Deepak Chopra again writes the sober, dismal truth in his blog entry Caught Between a Surge and a Hard Place. He's not the only one, of course. His just happens to be the blog I read today. You know, another plain speaking truth-teller that the Powers-that-be aren't listening to. Or Mr. & Ms America either from the looks of it, or else there'd be some clamoring going on.
I listen to the news coming out of Congress ... or rather the news that's not coming out (unless you want to count the constant stream of slowly rising hot air as news) and feel as though I'm experiencing theater of the absurd. I seriously ask myself if Samuel Beckett or Eugène Ionesco wrote the non-script that emanates daily from the Senate and House.

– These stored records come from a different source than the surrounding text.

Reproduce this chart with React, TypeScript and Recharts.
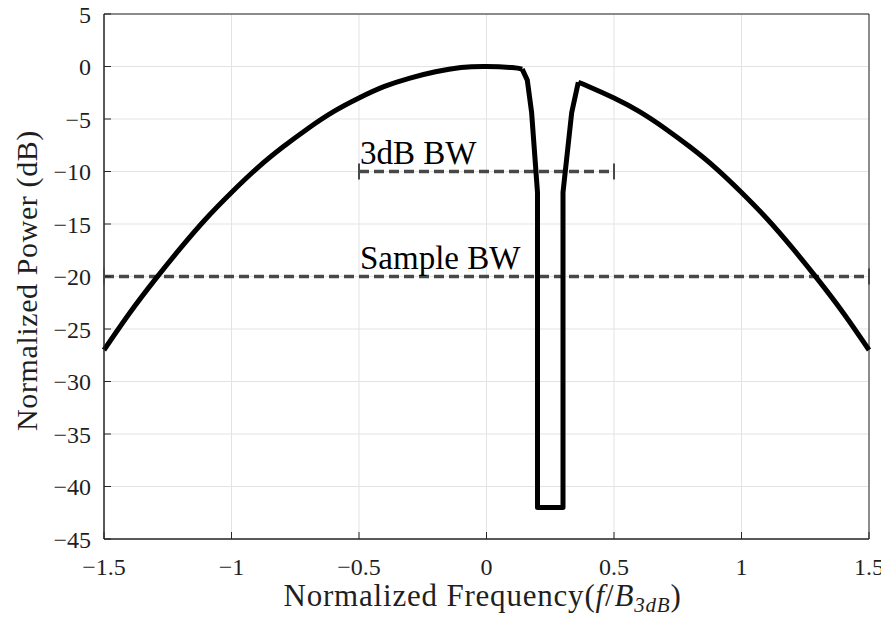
import {
  CartesianGrid,
  ComposedChart,
  Label,
  Line,
  ReferenceArea,
  ReferenceDot,
  XAxis,
  YAxis,
} from 'recharts'

// main response curve (dB vs normalized freq)
// left lobe, notch, right lobe
const leftFreq = [
  -1.5, -1.4, -1.3, -1.2, -1.1, -1.0, -0.9, -0.8, -0.7, -0.6, -0.5, -0.4, -0.3, -0.2, -0.1, 0, 0.1,
  0.14,
]
const leftPower = [
  -27, -23.5, -20.3, -17.3, -14.5, -12, -9.7, -7.7, -5.9, -4.3, -3, -1.9, -1.1, -0.5, -0.1, 0, -0.1,
  -0.25,
]
const notchFreq = [0.14, 0.16, 0.177, 0.2, 0.2, 0.3, 0.3, 0.304, 0.334, 0.36]
const notchPower = [-0.25, -1.3, -4.4, -12, -42, -42, -12, -11.1, -4.4, -1.5]
const rightFreq = [0.36, 0.4, 0.5, 0.6, 0.7, 0.8, 0.9, 1.0, 1.1, 1.2, 1.3, 1.4, 1.5]
const rightPower = [-1.5, -1.9, -3, -4.3, -5.9, -7.7, -9.7, -12, -14.5, -17.3, -20.3, -23.5, -27]

// bandwidth markers
const bw3Freq = [-0.5, 0.5]
const bw3Level = -10
const sampleFreq = [-1.5, 1.5]
const sampleLevel = -20

const xTicks = [-1.5, -1, -0.5, 0, 0.5, 1, 1.5]
const yTicks = [5, 0, -5, -10, -15, -20, -25, -30, -35, -40, -45]

const toPts = (fs: number[], ps: number[]) => fs.map((f, i) => ({ f, p: ps[i] }))
const leftLobe = toPts(leftFreq, leftPower)
const notch = toPts(notchFreq, notchPower)
const rightLobe = toPts(rightFreq, rightPower)
const bw3 = bw3Freq.map((f) => ({ f, p: bw3Level }))
const sample = sampleFreq.map((f) => ({ f, p: sampleLevel }))

const serif = 'Liberation Serif, DejaVu Serif, serif'
const axisColor = '#262626'
const textColor = '#1f1f1f'
const dashColor = '#484848'

const fmt = (v: number) => String(v).replace('-', '\u2212')

function Cap(props: any) {
  const { cx, cy, index } = props
  return (
    <line
      key={`cap-${index}`}
      x1={cx}
      x2={cx}
      y1={cy - 8}
      y2={cy + 8}
      stroke={dashColor}
      strokeWidth={2}
    />
  )
}

function BwLabel({ viewBox, text }: any) {
  if (!viewBox) return null
  return (
    <text
      x={viewBox.x + 1}
      y={viewBox.y - 8}
      fontFamily={serif}
      fontSize={33}
      fill="#000"
    >
      {text}
    </text>
  )
}

function XTitle({ viewBox }: any) {
  const cx = viewBox.x + viewBox.width / 2 - 4
  return (
    <text
      x={cx}
      y={viewBox.y + 67}
      textAnchor="middle"
      fontFamily={serif}
      fontSize={31}
      letterSpacing={0.8}
      fill={textColor}
    >
      Normalized Frequency(
      <tspan fontStyle="italic">f</tspan>/<tspan fontStyle="italic">B</tspan>
      <tspan fontStyle="italic" fontSize={21} dy={6}>
        3dB
      </tspan>
      <tspan dy={-6}>)</tspan>
    </text>
  )
}

function YTitle({ viewBox }: any) {
  const x = viewBox.x + 26
  const y = viewBox.y + viewBox.height / 2 + 4
  return (
    <text
      x={x}
      y={y}
      transform={`rotate(-90, ${x}, ${y})`}
      textAnchor="middle"
      dominantBaseline="central"
      fontFamily={serif}
      fontSize={30}
      letterSpacing={0.6}
      fill={textColor}
    >
      Normalized Power (dB)
    </text>
  )
}

const lobeProps = {
  dataKey: 'p',
  stroke: '#000',
  strokeWidth: 5,
  strokeLinejoin: 'round' as const,
  dot: false,
  activeDot: false,
  isAnimationActive: false,
}

export default function App() {
  const tickStyle = { fontSize: 24, fill: textColor, fontFamily: serif }
  return (
    <div style={{ margin: -8, width: 889, height: 627, background: '#fff', fontFamily: serif }}>
      <ComposedChart
        width={889}
        height={627}
        margin={{ top: 14, right: 20, left: 0, bottom: 0 }}
        style={{ overflow: 'visible' }}
      >
        <CartesianGrid stroke="#e3e3e3" strokeWidth={1} />
        <XAxis
          dataKey="f"
          type="number"
          domain={[-1.5, 1.5]}
          ticks={xTicks}
          tickFormatter={fmt}
          allowDuplicatedCategory={false}
          height={88}
          stroke={axisColor}
          tickSize={-7}
          tickMargin={26}
          tick={tickStyle}
          interval={0}
        >
          <Label content={<XTitle />} />
        </XAxis>
        <XAxis
          xAxisId="top"
          orientation="top"
          type="number"
          domain={[-1.5, 1.5]}
          ticks={xTicks}
          tickFormatter={() => ''}
          height={0}
          stroke={axisColor}
          tickSize={-7}
        />
        <YAxis
          type="number"
          domain={[-45, 5]}
          ticks={yTicks}
          tickFormatter={fmt}
          width={104}
          stroke={axisColor}
          tickSize={-7}
          tickMargin={20}
          tick={tickStyle}
          interval={0}
        >
          <Label content={<YTitle />} />
        </YAxis>
        <YAxis
          yAxisId="right"
          orientation="right"
          type="number"
          domain={[-45, 5]}
          ticks={yTicks}
          tickFormatter={() => ''}
          width={0}
          stroke={axisColor}
          tickSize={-7}
        />
        <Line
          data={sample}
          dataKey="p"
          stroke={dashColor}
          strokeWidth={3.5}
          strokeDasharray="10 5"
          dot={<Cap />}
          activeDot={false}
          isAnimationActive={false}
        />
        <Line
          data={bw3}
          dataKey="p"
          stroke={dashColor}
          strokeWidth={3.5}
          strokeDasharray="10 5"
          dot={<Cap />}
          activeDot={false}
          isAnimationActive={false}
        />
        <Line data={leftLobe} type="natural" {...lobeProps} />
        <Line data={notch} type="linear" {...lobeProps} />
        <Line data={rightLobe} type="natural" {...lobeProps} />
        <ReferenceDot
          x={bw3Freq[0]}
          y={bw3Level}
          r={0}
          fill="none"
          stroke="none"
          label={<BwLabel text="3dB BW" />}
        />
        <ReferenceDot
          x={bw3Freq[0]}
          y={sampleLevel}
          r={0}
          fill="none"
          stroke="none"
          label={<BwLabel text="Sample BW" />}
        />
        <ReferenceArea
          x1={-1.5}
          x2={1.5}
          y1={-45}
          y2={5}
          fill="none"
          stroke={axisColor}
          strokeWidth={1}
        />
      </ComposedChart>
    </div>
  )
}
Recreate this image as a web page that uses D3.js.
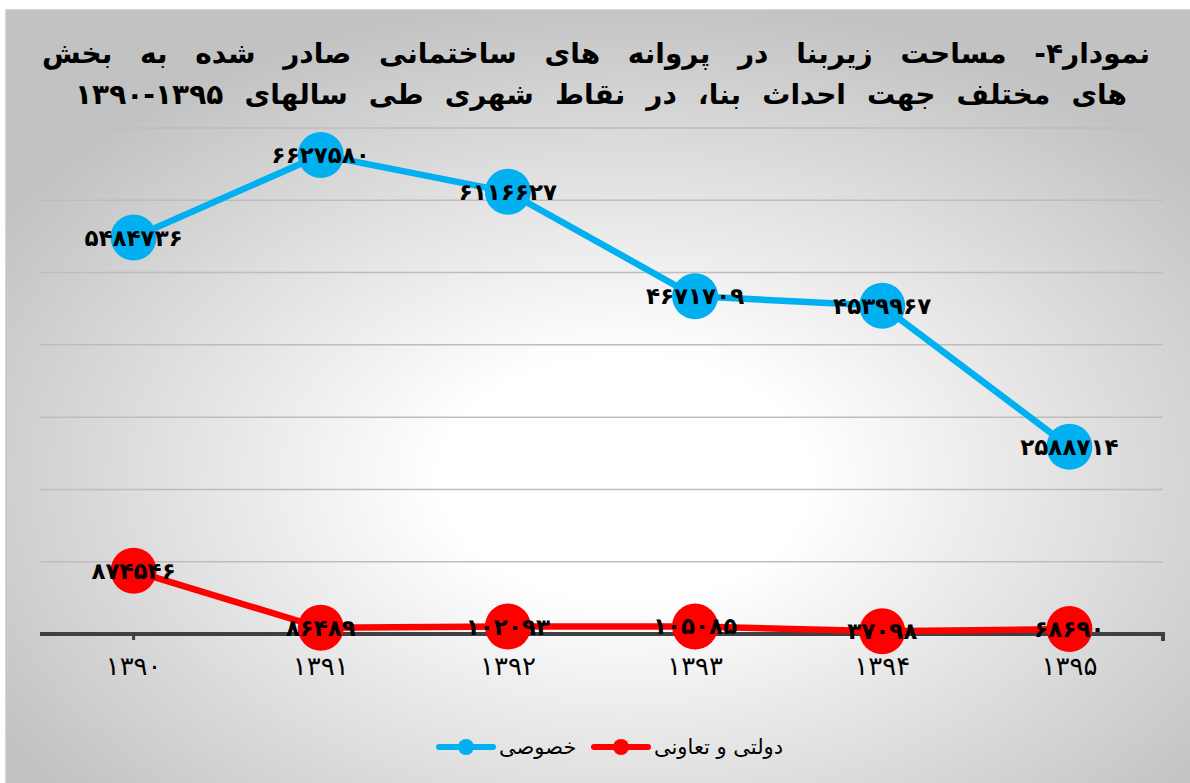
<!DOCTYPE html>
<html>
<head>
<meta charset="utf-8">
<script src="https://cdn.jsdelivr.net/npm/d3@7"></script>
<style>
  body { margin: 0; background: #fff; }
  svg { display: block; font-family: 'DejaVu Sans', sans-serif; }
</style>
</head>
<body>
<svg id="chart" width="1190" height="783"></svg>
<script>
// chart data
const years = ['1390', '1391', '1392', '1393', '1394', '1395']
const privateValues = [5484736, 6627580, 6116627, 4671709, 4539967, 2588714]
const publicValues = [874546, 86489, 102093, 105085, 37098, 68690]
const seriesNames = ['خصوصی', 'دولتی و تعاونی']
const titleLines = [
  'نمودار۴- مساحت زیربنا در پروانه های ساختمانی صادر شده به بخش',
  'های مختلف جهت احداث بنا، در نقاط شهری طی سالهای ۱۳۹۵-۱۳۹۰',
]
const yTicks = [0, 1000000, 2000000, 3000000, 4000000, 5000000, 6000000, 7000000]

const blue = '#00b0f0'
const red = '#ff0000'

// western digits -> persian digits
const fa = (v) => String(v).replace(/\d/g, (d) => '۰۱۲۳۴۵۶۷۸۹'[+d])

const svg = d3.select('#chart')

// background with radial shading
const defs = svg.append('defs')
const grad = defs
  .append('radialGradient')
  .attr('id', 'bg')
  .attr('cx', '52%')
  .attr('cy', '60%')
  .attr('r', '62%')
grad.append('stop').attr('offset', '0%').attr('stop-color', '#ffffff')
grad.append('stop').attr('offset', '25%').attr('stop-color', '#ffffff')
grad.append('stop').attr('offset', '100%').attr('stop-color', '#c2c2c2')

svg
  .append('rect')
  .attr('x', 6)
  .attr('y', 10)
  .attr('width', 1190)
  .attr('height', 780)
  .attr('fill', 'url(#bg)')
  .attr('stroke', '#c8c8c8')
  .attr('stroke-width', 1.5)

// title
const titleTargets = [1108, 1052]
const titleCenters = [596, 601]
titleLines.forEach((line, i) => {
  const t = svg
    .append('text')
    .attr('x', titleCenters[i])
    .attr('y', i === 0 ? 63 : 104)
    .attr('text-anchor', 'middle')
    .attr('direction', 'rtl')
    .attr('font-size', 28)
    .attr('font-weight', 'bold')
    .attr('fill', '#000')
    .text(line)
  // stretch word gaps to reach the line width
  const w = t.node().getComputedTextLength()
  const gaps = line.split(' ').length - 1
  t.attr('word-spacing', Math.max(0, (titleTargets[i] - w) / gaps))
})

// scales
const x = d3.scaleBand().domain(years).range([40, 1163])
const y = d3.scaleLinear().domain([0, 7000000]).range([634, 128])
const cx = (d, i) => x(years[i]) + x.bandwidth() / 2

// gridlines
svg
  .append('g')
  .selectAll('line')
  .data(yTicks.slice(1))
  .enter()
  .append('line')
  .attr('x1', 40)
  .attr('x2', 1163)
  .attr('y1', (d) => y(d))
  .attr('y2', (d) => y(d))
  .attr('stroke', '#bdbdbd')
  .attr('stroke-width', 1.5)

// category axis
const xAxis = svg
  .append('g')
  .attr('transform', `translate(0,${y(0)})`)
  .call(
    d3
      .axisBottom(x)
      .tickSize(6)
      .tickPadding(17)
      .tickFormat((d) => fa(d))
  )
xAxis.select('.domain').attr('stroke', '#404040').attr('stroke-width', 4).attr('d', 'M40,0H1163V7')
xAxis.selectAll('.tick line').attr('stroke', '#404040').attr('stroke-width', 3)
xAxis
  .selectAll('.tick text')
  .attr('font-size', 26)
  .attr('font-family', 'DejaVu Sans')
  .attr('fill', '#000')

// series
const series = [
  { name: seriesNames[0], values: privateValues, color: blue },
  { name: seriesNames[1], values: publicValues, color: red },
]

const line = d3
  .line()
  .x((d, i) => cx(d, i))
  .y((d) => y(d))

series.forEach((s) => {
  const g = svg.append('g')
  g.append('path')
    .attr('d', line(s.values))
    .attr('fill', 'none')
    .attr('stroke', s.color)
    .attr('stroke-width', 6.5)
    .attr('stroke-linejoin', 'round')
  g.selectAll('circle')
    .data(s.values)
    .enter()
    .append('circle')
    .attr('cx', cx)
    .attr('cy', (d) => y(d))
    .attr('r', 23)
    .attr('fill', s.color)
})

// data labels
series.forEach((s) => {
  svg
    .append('g')
    .selectAll('text')
    .data(s.values)
    .enter()
    .append('text')
    .attr('x', cx)
    .attr('y', (d) => y(d) + 8)
    .attr('text-anchor', 'middle')
    .attr('font-size', 23)
    .attr('font-weight', 'bold')
    .attr('fill', '#000')
    .text((d) => fa(d))
})

// legend
const legendItems = [
  { name: seriesNames[0], color: blue, x: 437 },
  { name: seriesNames[1], color: red, x: 592 },
]
legendItems.forEach((it) => {
  const g = svg.append('g').attr('transform', `translate(${it.x},747)`)
  g.append('line')
    .attr('x1', 2)
    .attr('x2', 56)
    .attr('stroke', it.color)
    .attr('stroke-width', 6)
    .attr('stroke-linecap', 'round')
  g.append('circle').attr('cx', 29).attr('r', 8).attr('fill', it.color)
  g.append('text')
    .attr('x', 62)
    .attr('y', 7)
    .attr('font-size', 21)
    .attr('fill', '#000')
    .text(it.name)
})
</script>
</body>
</html>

5 helicopters downed in 2 weeks...a British soldier killed and his comrades wounded by friendly fire...the Deputy Minister of Health arrested...billion of dollars in cash vanished...refugees pouring out of Iraq...
Give the President's plan a chance... Don't cut off funds for the troops...how fast or slow a draw-down... capping the number of troops...ultimatums to the Maliki government...blah...blah...blah...
And the Senate could not even bring a modest resolution against the President's surge to a vote on Monday. Heck, "resolution" isn't even a word in their vocabulary. I'm convinced that all the country's senators and all the country's representatives couldn't resolve a 2nd grade math problem.
As Chopra says:
This country paid a price in lives for a huge moral wrong: destroying Iraqi society, releasing age-old demons, and killing civilians on a scale that could be 100 times greater than the losses we have suffered.
We blundered. Period. Why can't we ever admit to being wrong, let alone to having lost?
What's wrong with our national psyche that we can't say "We were wrong?"
Why can't we admit to having done wrong and turn our attention to helping the survivors?